It was never a question if you were a friend with Red Renchin. If you didn’t know, that only meant that you hadn’t met him. Your friendship only was waiting that introduction.
Farriers and the horse world lost that friend last week when Red passed away. Among the tributes that poured into Facebook days after his death, I think two sentences from Florida shoer James Gilchrist perfectly sums up Red:
“You were the gentleman of the farrier industry. We all need to learn from your example as a wonderful human being.”
It is hard to separate Red’s life from the impact he made on the horse industry. That’s always the case when someone was so passionate about what they did. Red had built an incredibly successful multi-farrier practice over his decades in the industry. That success wasn’t luck or being at the right place — it was fueled by his limitless passion for horses and their care.
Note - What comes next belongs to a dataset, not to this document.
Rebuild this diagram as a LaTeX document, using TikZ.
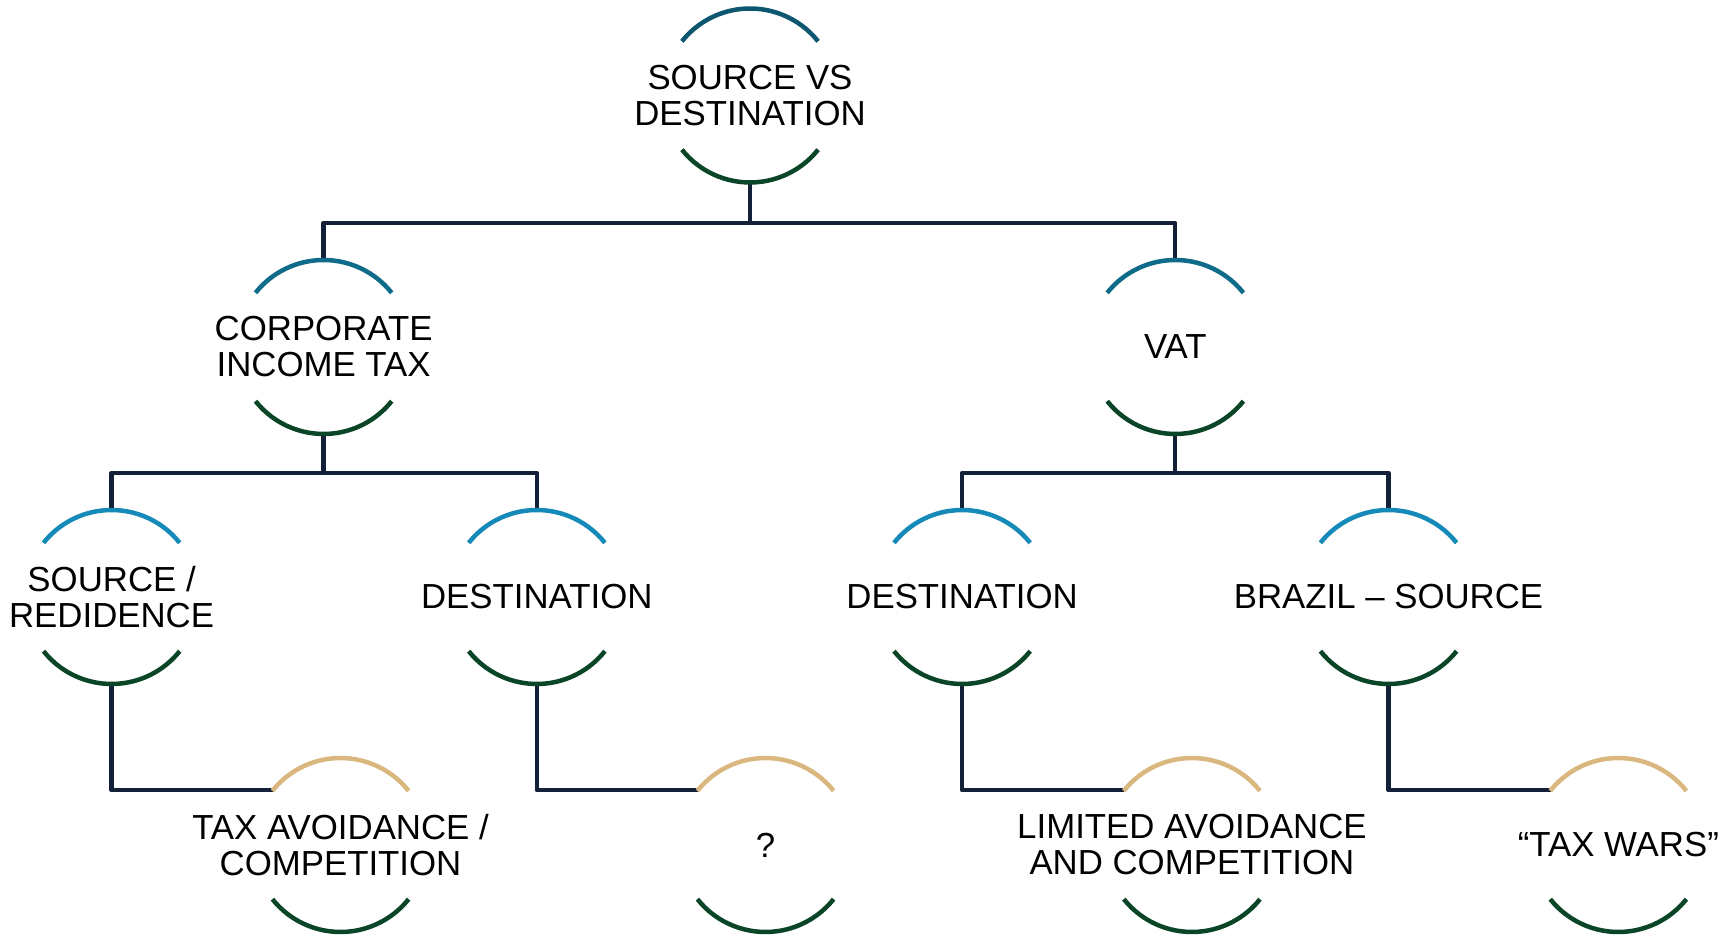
\documentclass[tikz,border=0pt]{standalone}
\usepackage{fontspec}
\setmainfont{Liberation Sans}
\definecolor{conncol}{HTML}{141F38}
\definecolor{botcol}{HTML}{0A4527}
\definecolor{topA}{HTML}{0D5670}
\definecolor{topB}{HTML}{0E6B8A}
\definecolor{topC}{HTML}{1589B8}
\definecolor{topD}{HTML}{D9B77E}
\begin{document}
\begin{tikzpicture}[x=1pt,y=1pt,
  ring/.style={circle,minimum size=174pt,inner sep=0pt,outer sep=0pt},
  lbl/.style={align=center,font=\fontsize{34.8}{36}\selectfont,text=black,inner sep=0pt},
  conn/.style={draw=conncol,line width=4.3pt,line join=round},
  arcline/.style={line width=4.5pt}]
\useasboundingbox (0,0) rectangle (1732,936);
\newcommand{\ringarcs}[2]{%
  \draw[arcline,draw=#2] (#1) ++(38.5:87) arc[start angle=38.5,end angle=141.5,radius=87];
  \draw[arcline,draw=botcol] (#1) ++(218.5:87) arc[start angle=218.5,end angle=321.5,radius=87];}
% nodes
\node[ring] (top) at (750,840.5) {};
\node[ring] (cit) at (323.6,589) {};
\node[ring] (vat) at (1175.3,589) {};
\node[ring] (sr) at (111.6,339) {};
\node[ring] (d1) at (536.8,339) {};
\node[ring] (d2) at (962.1,339) {};
\node[ring] (br) at (1388.5,339) {};
\node[ring] (l1) at (340.5,91) {};
\node[ring] (l2) at (765.5,91) {};
\node[ring] (l3) at (1191.9,91) {};
\node[ring] (l4) at (1618.3,91) {};
% labels
\node[lbl] (ttop) at (top) {SOURCE VS\\DESTINATION};
\node[lbl] (tcit) at (cit) {CORPORATE\\INCOME TAX};
\node[lbl] (tvat) at (vat) {VAT};
\node[lbl] (tsr) at (sr) {SOURCE /\\REDIDENCE};
\node[lbl] (td1) at (d1) {DESTINATION};
\node[lbl] (td2) at (d2) {DESTINATION};
\node[lbl] (tbr) at (br) {BRAZIL – SOURCE};
\node[lbl] (tl1) at (l1) {TAX AVOIDANCE /\\COMPETITION};
\node[lbl] (tl2) at (l2) {?};
\node[lbl] (tl3) at (l3) {LIMITED AVOIDANCE\\AND COMPETITION};
\node[lbl] (tl4) at (l4) {“TAX WARS”};
% connectors
\coordinate (b1) at (750,713);
\coordinate (b2) at (323.6,463);
\coordinate (b3) at (1175.3,463);
\draw[conn] (top.south) -- (b1);
\draw[conn] (cit.north) |- (b1) -| (vat.north);
\draw[conn] (cit.south) -- (b2);
\draw[conn] (sr.north) |- (b2) -| (d1.north);
\draw[conn] (vat.south) -- (b3);
\draw[conn] (d2.north) |- (b3) -| (br.north);
\draw[conn] (sr.south) |- (l1.141.5);
\draw[conn] (d1.south) |- (l2.141.5);
\draw[conn] (d2.south) |- (l3.141.5);
\draw[conn] (br.south) |- (l4.141.5);
% arcs
\ringarcs{top}{topA}
\ringarcs{cit}{topB}
\ringarcs{vat}{topB}
\ringarcs{sr}{topC}
\ringarcs{d1}{topC}
\ringarcs{d2}{topC}
\ringarcs{br}{topC}
\ringarcs{l1}{topD}
\ringarcs{l2}{topD}
\ringarcs{l3}{topD}
\ringarcs{l4}{topD}
\end{tikzpicture}
\end{document}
I’ll always remember the enthusiasm Red had for farriery. Even when illness forced his retirement from active shoeing and he became our technical editor, Red never passed up a chance to learn more about the subject. It could be at a large conference like the International Hoof-Care Summit or simply hanging out with Wellington farriers who met for breakfast nearly every morning, he was there to talk shop. More so, he was there to listen.
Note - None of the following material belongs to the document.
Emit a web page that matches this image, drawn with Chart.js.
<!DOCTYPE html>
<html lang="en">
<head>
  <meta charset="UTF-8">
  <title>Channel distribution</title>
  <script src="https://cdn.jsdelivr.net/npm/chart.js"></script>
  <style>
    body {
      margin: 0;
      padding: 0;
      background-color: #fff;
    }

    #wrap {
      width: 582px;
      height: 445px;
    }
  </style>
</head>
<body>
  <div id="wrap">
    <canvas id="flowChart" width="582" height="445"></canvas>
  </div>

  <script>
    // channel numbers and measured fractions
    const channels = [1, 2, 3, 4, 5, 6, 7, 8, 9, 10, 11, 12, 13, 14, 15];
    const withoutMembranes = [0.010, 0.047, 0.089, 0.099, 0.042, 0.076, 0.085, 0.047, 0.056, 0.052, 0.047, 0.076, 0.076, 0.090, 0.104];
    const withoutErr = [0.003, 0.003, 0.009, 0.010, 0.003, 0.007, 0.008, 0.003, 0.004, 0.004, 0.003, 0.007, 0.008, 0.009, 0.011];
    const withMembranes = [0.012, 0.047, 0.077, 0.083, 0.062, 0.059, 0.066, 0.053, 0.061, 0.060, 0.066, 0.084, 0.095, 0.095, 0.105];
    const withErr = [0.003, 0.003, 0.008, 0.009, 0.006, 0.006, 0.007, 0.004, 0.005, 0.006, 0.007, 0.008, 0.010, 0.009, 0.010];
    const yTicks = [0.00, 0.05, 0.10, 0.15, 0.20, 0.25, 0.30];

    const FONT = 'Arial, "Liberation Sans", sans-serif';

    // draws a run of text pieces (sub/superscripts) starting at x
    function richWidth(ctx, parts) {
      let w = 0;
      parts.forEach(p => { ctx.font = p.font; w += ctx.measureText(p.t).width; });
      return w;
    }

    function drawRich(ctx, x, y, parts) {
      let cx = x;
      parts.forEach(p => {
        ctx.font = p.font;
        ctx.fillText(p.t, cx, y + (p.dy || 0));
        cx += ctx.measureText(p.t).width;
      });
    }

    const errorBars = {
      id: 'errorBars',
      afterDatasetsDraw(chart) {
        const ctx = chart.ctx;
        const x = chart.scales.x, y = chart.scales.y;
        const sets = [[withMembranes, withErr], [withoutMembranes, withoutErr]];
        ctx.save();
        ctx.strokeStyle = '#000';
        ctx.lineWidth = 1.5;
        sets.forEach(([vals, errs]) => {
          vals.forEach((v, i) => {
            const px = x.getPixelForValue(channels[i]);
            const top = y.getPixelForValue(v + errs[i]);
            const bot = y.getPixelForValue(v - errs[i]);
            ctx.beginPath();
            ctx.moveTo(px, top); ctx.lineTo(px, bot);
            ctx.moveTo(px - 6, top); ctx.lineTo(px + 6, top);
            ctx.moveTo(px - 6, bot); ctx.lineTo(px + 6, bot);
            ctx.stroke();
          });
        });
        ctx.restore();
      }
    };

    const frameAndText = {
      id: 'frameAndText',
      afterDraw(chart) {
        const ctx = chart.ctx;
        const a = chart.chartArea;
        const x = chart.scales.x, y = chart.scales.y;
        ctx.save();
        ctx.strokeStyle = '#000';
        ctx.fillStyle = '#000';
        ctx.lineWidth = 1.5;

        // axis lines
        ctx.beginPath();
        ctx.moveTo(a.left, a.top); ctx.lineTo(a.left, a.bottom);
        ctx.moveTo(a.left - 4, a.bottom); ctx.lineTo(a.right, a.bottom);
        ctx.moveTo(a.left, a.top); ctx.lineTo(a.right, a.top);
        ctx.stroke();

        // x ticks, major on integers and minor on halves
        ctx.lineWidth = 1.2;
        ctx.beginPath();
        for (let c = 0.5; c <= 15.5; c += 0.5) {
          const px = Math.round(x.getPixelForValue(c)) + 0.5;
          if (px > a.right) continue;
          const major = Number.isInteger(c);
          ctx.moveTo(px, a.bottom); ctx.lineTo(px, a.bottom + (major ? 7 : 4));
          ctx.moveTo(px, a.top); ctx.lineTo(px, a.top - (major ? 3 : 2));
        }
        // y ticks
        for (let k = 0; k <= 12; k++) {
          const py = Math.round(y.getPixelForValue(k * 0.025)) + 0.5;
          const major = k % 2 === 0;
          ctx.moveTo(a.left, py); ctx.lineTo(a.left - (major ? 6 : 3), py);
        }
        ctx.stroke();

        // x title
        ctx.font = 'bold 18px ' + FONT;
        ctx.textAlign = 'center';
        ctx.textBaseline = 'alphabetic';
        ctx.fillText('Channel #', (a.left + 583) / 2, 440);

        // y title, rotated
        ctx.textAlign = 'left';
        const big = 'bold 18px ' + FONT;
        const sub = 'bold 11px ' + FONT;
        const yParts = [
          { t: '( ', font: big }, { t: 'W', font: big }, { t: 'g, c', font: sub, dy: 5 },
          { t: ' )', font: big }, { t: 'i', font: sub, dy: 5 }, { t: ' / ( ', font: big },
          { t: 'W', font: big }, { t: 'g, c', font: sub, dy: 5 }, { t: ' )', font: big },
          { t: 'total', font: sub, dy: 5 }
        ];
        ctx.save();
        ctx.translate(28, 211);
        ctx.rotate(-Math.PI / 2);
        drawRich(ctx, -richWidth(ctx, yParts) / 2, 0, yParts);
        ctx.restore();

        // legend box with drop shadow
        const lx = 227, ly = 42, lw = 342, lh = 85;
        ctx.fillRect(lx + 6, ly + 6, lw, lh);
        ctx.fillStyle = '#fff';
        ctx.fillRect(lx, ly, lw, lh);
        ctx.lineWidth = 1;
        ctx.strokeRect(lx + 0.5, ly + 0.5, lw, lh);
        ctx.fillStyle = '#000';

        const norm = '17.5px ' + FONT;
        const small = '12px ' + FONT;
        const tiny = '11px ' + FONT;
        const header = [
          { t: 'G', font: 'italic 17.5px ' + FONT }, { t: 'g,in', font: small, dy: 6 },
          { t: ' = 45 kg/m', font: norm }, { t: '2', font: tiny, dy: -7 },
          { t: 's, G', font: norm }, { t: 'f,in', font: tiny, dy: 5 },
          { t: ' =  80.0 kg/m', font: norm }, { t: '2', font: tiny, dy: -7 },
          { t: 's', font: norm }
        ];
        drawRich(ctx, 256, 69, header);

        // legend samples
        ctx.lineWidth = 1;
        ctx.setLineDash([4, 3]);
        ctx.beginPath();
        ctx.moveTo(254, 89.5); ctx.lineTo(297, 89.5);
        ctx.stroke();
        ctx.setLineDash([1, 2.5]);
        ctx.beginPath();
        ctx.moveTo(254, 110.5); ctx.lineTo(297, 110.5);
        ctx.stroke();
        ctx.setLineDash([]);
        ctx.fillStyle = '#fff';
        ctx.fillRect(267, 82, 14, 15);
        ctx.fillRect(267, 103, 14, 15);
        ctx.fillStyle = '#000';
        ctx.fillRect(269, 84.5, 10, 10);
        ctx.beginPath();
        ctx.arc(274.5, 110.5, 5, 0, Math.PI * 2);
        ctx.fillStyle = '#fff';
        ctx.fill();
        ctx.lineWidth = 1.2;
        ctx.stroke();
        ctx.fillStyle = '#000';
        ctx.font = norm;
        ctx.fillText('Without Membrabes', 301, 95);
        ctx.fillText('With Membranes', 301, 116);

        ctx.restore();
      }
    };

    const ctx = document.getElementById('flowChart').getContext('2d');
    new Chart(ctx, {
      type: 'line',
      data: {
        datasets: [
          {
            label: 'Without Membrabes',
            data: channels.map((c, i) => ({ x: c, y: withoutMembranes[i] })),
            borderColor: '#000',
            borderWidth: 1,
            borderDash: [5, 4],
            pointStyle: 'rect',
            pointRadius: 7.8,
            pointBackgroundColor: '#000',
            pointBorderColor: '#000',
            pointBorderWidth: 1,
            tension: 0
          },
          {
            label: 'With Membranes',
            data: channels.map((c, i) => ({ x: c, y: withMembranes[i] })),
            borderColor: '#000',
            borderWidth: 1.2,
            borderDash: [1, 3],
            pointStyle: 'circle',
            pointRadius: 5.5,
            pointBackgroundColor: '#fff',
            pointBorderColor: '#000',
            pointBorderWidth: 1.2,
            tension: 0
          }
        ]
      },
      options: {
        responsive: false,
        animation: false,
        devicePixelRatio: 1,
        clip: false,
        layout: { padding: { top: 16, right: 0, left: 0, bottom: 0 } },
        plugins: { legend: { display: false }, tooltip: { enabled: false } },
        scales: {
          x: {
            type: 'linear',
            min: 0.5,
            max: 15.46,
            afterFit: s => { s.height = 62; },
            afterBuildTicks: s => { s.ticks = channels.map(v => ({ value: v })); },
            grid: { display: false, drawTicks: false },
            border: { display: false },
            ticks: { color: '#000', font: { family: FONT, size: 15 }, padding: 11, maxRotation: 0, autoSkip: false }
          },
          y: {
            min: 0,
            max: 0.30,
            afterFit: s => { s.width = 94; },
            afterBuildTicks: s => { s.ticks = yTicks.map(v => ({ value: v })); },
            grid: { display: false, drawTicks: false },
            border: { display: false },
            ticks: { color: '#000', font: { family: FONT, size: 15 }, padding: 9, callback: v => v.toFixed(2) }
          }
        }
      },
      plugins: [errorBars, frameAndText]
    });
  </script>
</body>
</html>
This passion carried over to the work he did for American Farriers Journal. Any time I called him up with an idea on an article, video, webinar or lecture topic, he would enthusiastically respond with, “Sure, let’s do it!” He would take that idea and jump in with both feet.
I think back to February 2014, when we were at the International Hoof-Care Summit. This year, Haydn Price was elected to the International Horseshoeing Hall of Fame. Red sat down with Haydn for an hour-long interview that was edited into a video. Like any good conversation, the hour flies by in this video because of the dynamic between the two people.
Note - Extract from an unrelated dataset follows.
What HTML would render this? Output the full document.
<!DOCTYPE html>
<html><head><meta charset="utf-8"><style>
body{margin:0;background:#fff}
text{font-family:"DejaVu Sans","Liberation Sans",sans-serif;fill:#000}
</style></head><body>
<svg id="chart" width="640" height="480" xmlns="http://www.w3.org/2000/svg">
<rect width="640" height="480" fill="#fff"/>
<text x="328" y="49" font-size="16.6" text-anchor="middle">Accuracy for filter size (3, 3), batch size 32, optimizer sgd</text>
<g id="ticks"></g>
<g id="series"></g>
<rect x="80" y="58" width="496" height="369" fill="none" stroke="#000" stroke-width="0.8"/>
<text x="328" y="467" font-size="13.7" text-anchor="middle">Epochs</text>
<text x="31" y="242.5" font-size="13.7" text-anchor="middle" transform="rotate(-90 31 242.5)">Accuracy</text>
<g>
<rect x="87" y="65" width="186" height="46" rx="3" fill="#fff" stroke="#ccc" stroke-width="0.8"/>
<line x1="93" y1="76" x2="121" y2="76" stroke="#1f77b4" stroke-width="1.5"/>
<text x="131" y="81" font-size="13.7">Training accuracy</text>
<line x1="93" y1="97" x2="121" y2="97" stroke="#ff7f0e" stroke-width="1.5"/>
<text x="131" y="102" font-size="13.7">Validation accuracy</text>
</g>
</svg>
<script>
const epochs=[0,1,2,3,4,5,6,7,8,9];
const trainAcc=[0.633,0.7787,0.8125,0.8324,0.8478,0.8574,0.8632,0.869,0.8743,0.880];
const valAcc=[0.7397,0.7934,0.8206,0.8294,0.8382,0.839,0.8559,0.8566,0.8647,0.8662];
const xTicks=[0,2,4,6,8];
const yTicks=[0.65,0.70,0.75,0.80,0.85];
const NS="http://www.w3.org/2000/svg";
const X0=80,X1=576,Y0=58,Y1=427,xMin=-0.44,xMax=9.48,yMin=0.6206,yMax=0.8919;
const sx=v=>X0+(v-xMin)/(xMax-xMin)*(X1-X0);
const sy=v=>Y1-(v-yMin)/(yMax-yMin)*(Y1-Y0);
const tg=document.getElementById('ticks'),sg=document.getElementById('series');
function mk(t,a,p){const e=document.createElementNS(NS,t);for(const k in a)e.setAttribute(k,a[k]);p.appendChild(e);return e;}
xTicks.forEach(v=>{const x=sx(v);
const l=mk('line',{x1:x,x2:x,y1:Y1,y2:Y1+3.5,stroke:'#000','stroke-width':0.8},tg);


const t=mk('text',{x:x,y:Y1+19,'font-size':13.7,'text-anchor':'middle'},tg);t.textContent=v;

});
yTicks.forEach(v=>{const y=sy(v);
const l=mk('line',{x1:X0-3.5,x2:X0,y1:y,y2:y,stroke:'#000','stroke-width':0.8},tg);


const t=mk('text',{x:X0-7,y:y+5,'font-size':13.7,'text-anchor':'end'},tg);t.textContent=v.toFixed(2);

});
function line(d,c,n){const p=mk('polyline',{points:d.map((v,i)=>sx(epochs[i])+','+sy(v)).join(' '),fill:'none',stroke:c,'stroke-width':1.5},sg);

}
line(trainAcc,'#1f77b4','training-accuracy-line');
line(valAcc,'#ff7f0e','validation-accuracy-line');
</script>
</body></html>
After this interview, Red’s trademark enthusiasm was overflowing. He talked about recording more interviews and began to amass them. That’s Red in a nutshell. He had plenty of knowledge to share — and did — but was so interested in hearing the stories and learning from others as well. Now I think how Red himself should have been in front of the camera as the subject for one of these interviews.
Anytime someone dear passes, we are reminded that our time on earth is temporary. Too often, when someone leaves us, it comes as a surprise and we lose the chance to let them know what they meant. If you haven’t yet, stop and take time to let that mentor know what an impact they had on you. When they pass, you’ll be comforted that you did.